[WORK REQUIRED]
Look for the line containing "Write the Apache ECharts code for this chart." and the line containing "var dateNotes = ['November 7', 'November 8'];" in the entries below. Copy those two and all lines between them exactly, leaving out pictures.

* Begin GIVEN DATA *

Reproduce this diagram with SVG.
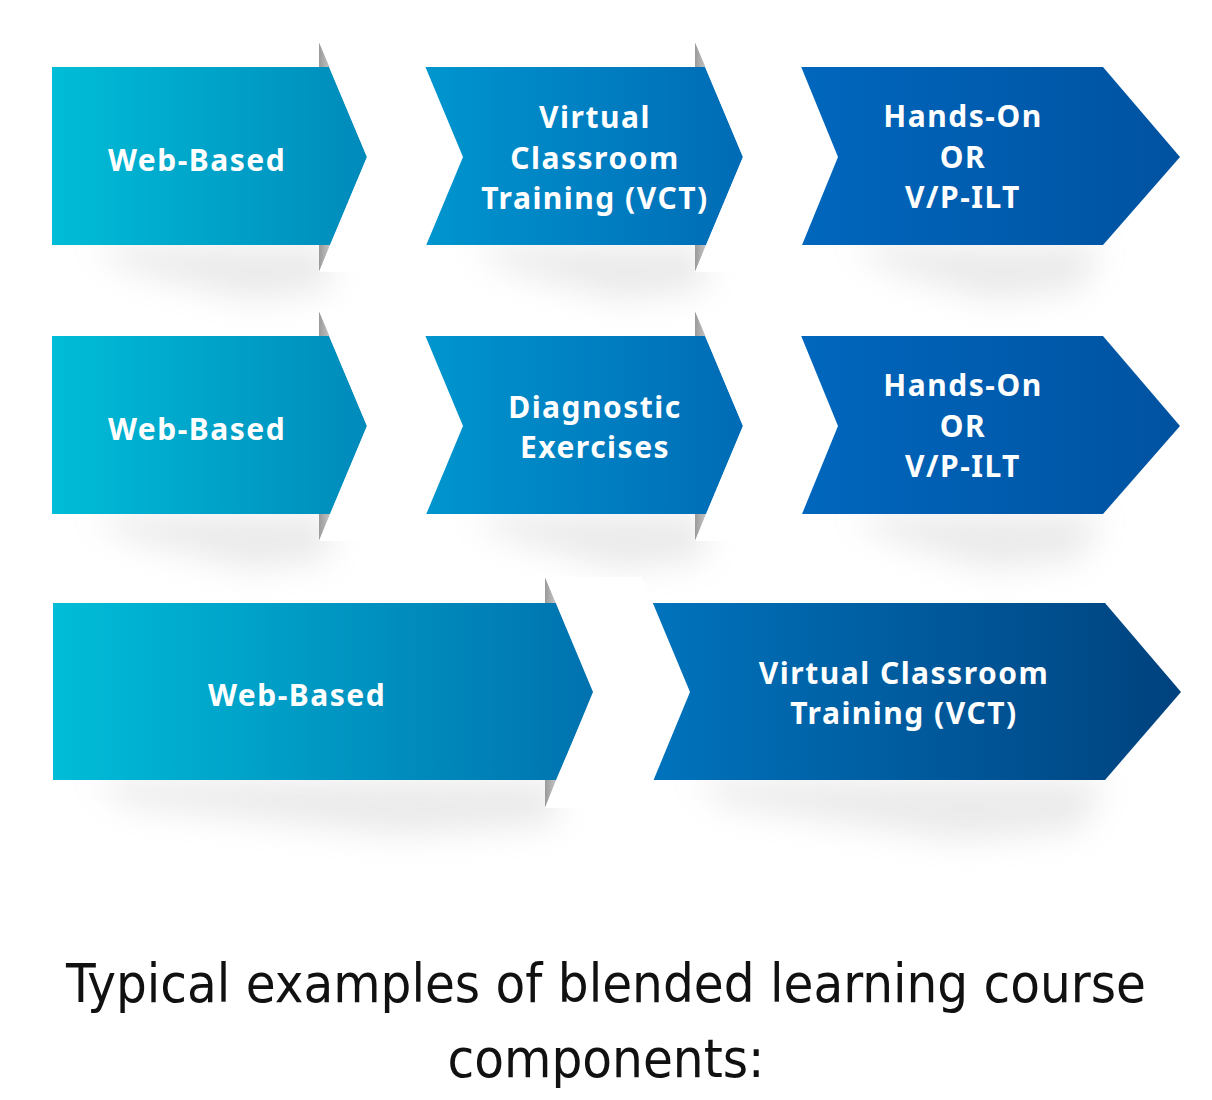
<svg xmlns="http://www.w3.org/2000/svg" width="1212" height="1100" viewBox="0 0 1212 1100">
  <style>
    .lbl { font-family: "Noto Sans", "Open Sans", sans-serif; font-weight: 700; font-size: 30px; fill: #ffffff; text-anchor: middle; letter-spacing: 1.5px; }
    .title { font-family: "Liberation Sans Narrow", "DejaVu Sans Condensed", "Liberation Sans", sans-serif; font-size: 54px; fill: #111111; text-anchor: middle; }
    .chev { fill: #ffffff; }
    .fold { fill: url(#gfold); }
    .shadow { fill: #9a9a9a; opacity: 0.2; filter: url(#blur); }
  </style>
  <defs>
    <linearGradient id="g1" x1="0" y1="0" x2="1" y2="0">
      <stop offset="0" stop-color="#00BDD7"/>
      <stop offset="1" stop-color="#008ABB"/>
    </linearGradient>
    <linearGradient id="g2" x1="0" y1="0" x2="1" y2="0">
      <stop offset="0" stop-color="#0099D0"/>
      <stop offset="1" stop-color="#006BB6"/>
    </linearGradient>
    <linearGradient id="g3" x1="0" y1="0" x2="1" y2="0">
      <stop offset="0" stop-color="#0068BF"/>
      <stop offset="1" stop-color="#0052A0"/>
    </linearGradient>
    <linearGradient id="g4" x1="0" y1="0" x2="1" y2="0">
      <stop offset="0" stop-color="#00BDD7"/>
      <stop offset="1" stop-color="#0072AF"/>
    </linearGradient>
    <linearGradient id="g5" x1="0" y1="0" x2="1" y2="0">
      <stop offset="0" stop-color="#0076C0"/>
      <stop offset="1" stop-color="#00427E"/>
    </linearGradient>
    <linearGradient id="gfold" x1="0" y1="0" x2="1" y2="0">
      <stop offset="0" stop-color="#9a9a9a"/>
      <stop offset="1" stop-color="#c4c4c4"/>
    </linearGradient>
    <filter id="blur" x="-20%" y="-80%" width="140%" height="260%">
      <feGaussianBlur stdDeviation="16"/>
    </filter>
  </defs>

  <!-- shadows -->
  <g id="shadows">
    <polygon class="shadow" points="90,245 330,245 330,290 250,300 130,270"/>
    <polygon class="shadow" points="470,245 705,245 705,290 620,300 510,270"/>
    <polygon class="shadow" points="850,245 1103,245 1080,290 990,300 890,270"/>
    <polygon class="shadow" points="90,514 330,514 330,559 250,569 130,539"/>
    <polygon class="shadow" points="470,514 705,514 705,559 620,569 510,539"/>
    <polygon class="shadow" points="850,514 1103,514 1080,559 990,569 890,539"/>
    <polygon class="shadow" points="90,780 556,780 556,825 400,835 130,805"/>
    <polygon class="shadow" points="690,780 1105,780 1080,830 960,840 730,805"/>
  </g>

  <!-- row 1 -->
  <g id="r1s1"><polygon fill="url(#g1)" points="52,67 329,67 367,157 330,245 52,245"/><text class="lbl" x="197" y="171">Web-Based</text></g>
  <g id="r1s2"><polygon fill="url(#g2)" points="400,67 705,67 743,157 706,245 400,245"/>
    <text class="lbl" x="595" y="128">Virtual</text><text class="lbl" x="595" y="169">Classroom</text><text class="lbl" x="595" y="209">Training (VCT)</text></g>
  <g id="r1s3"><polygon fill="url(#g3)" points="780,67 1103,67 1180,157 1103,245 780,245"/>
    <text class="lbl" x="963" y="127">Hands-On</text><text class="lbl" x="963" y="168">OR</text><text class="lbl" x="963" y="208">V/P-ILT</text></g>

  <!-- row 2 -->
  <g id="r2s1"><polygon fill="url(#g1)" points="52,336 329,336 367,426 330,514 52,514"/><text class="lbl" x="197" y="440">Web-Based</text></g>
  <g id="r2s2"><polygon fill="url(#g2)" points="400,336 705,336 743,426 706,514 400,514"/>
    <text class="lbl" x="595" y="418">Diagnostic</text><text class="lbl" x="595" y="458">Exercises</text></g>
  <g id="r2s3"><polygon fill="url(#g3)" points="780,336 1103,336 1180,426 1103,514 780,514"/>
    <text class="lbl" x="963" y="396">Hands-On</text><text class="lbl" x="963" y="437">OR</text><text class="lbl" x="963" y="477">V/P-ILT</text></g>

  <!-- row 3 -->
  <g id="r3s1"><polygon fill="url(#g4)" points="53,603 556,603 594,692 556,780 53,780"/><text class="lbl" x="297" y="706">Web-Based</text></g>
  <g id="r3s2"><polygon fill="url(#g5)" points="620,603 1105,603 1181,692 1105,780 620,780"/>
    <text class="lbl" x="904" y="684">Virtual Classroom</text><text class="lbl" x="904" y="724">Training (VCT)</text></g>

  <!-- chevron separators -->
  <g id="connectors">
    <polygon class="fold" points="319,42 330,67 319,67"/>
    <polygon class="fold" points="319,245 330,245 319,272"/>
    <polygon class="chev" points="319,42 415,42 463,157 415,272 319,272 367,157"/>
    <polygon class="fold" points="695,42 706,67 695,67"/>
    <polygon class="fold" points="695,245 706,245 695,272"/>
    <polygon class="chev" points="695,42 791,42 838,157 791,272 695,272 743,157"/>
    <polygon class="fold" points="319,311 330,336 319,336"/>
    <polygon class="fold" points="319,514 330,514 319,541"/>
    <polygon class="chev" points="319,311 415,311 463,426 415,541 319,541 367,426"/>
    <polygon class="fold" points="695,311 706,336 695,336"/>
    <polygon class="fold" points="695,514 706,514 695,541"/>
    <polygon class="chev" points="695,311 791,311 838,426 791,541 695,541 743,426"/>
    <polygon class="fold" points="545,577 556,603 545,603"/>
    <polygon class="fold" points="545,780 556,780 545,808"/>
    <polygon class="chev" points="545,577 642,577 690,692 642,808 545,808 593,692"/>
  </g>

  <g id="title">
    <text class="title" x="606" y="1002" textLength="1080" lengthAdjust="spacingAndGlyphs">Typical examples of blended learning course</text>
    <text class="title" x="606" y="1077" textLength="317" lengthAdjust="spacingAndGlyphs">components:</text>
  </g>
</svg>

* End GIVEN DATA *
* Begin GIVEN DATA *

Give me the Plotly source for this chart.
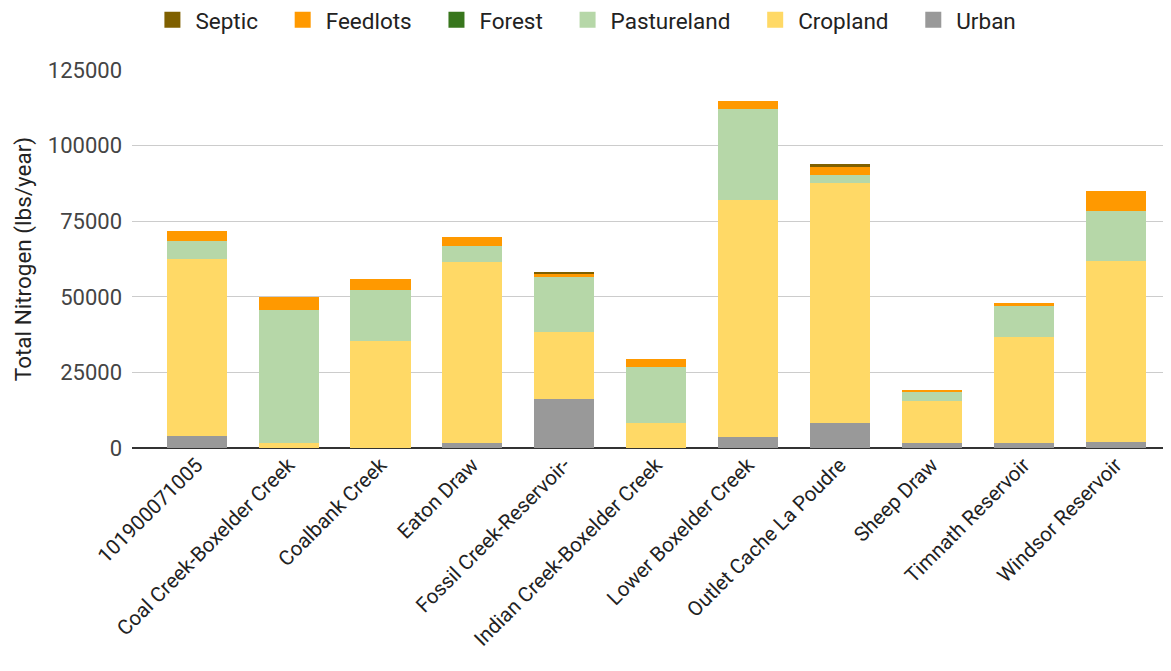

* End GIVEN DATA *
* Begin GIVEN DATA *

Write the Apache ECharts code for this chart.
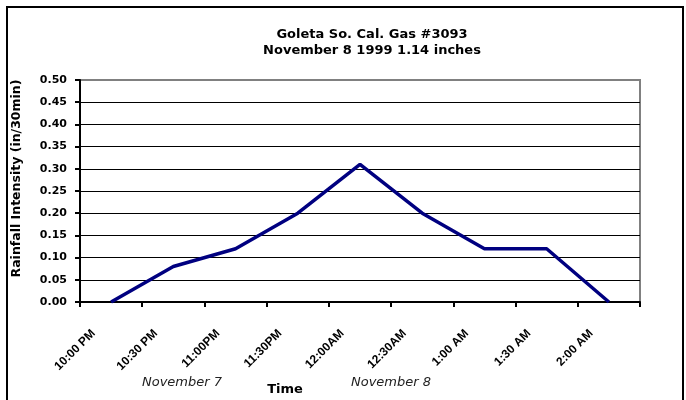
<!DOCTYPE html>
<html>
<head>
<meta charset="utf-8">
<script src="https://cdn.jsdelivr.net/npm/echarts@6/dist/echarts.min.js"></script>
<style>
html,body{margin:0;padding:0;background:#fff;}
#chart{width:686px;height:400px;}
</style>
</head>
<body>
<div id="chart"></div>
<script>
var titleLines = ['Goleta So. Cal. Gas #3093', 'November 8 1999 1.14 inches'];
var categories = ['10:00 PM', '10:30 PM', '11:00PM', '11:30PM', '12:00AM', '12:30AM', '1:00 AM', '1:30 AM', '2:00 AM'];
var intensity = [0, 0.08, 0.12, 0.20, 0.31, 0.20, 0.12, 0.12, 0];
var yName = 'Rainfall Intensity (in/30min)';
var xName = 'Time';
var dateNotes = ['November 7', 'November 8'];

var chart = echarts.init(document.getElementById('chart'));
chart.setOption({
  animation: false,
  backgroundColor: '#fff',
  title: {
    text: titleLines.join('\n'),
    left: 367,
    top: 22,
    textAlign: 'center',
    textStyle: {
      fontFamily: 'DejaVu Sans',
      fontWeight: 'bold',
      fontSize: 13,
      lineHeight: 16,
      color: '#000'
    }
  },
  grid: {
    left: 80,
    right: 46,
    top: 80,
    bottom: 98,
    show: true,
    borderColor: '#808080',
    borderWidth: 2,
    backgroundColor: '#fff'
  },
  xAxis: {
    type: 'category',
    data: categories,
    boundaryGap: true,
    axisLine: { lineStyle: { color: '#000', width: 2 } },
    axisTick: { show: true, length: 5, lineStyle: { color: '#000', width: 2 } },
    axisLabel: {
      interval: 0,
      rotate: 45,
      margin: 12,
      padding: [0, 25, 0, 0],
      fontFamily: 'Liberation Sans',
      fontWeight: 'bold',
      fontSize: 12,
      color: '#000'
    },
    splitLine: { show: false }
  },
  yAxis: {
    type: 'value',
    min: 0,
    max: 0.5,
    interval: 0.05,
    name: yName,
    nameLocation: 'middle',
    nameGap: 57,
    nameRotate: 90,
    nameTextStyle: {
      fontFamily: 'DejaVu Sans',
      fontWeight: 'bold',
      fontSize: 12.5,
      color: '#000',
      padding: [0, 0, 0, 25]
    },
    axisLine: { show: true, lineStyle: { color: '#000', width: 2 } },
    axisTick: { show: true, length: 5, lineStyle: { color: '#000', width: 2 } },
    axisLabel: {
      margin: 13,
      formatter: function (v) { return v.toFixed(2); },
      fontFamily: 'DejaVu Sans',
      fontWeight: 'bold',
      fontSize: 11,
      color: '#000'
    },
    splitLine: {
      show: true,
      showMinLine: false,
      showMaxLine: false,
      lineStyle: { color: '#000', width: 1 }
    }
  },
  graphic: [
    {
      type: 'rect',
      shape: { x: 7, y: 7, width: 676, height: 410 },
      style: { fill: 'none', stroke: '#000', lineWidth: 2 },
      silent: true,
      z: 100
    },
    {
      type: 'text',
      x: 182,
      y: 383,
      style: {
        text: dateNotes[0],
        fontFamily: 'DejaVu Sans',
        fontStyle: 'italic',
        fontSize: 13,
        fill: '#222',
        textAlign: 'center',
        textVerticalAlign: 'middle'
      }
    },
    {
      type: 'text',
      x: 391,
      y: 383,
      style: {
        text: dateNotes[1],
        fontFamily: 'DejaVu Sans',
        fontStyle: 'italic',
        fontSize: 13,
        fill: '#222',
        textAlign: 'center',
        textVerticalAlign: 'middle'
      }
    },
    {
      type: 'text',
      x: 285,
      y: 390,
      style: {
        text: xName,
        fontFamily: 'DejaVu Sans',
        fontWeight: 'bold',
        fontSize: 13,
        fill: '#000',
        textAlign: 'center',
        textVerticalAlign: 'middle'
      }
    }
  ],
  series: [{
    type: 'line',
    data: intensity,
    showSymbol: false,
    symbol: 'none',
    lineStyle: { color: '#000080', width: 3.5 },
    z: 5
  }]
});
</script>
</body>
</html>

* End GIVEN DATA *

[EXERCISE RESPONSE]
Write the Apache ECharts code for this chart.
<!DOCTYPE html>
<html>
<head>
<meta charset="utf-8">
<script src="https://cdn.jsdelivr.net/npm/echarts@6/dist/echarts.min.js"></script>
<style>
html,body{margin:0;padding:0;background:#fff;}
#chart{width:686px;height:400px;}
</style>
</head>
<body>
<div id="chart"></div>
<script>
var titleLines = ['Goleta So. Cal. Gas #3093', 'November 8 1999 1.14 inches'];
var categories = ['10:00 PM', '10:30 PM', '11:00PM', '11:30PM', '12:00AM', '12:30AM', '1:00 AM', '1:30 AM', '2:00 AM'];
var intensity = [0, 0.08, 0.12, 0.20, 0.31, 0.20, 0.12, 0.12, 0];
var yName = 'Rainfall Intensity (in/30min)';
var xName = 'Time';
var dateNotes = ['November 7', 'November 8'];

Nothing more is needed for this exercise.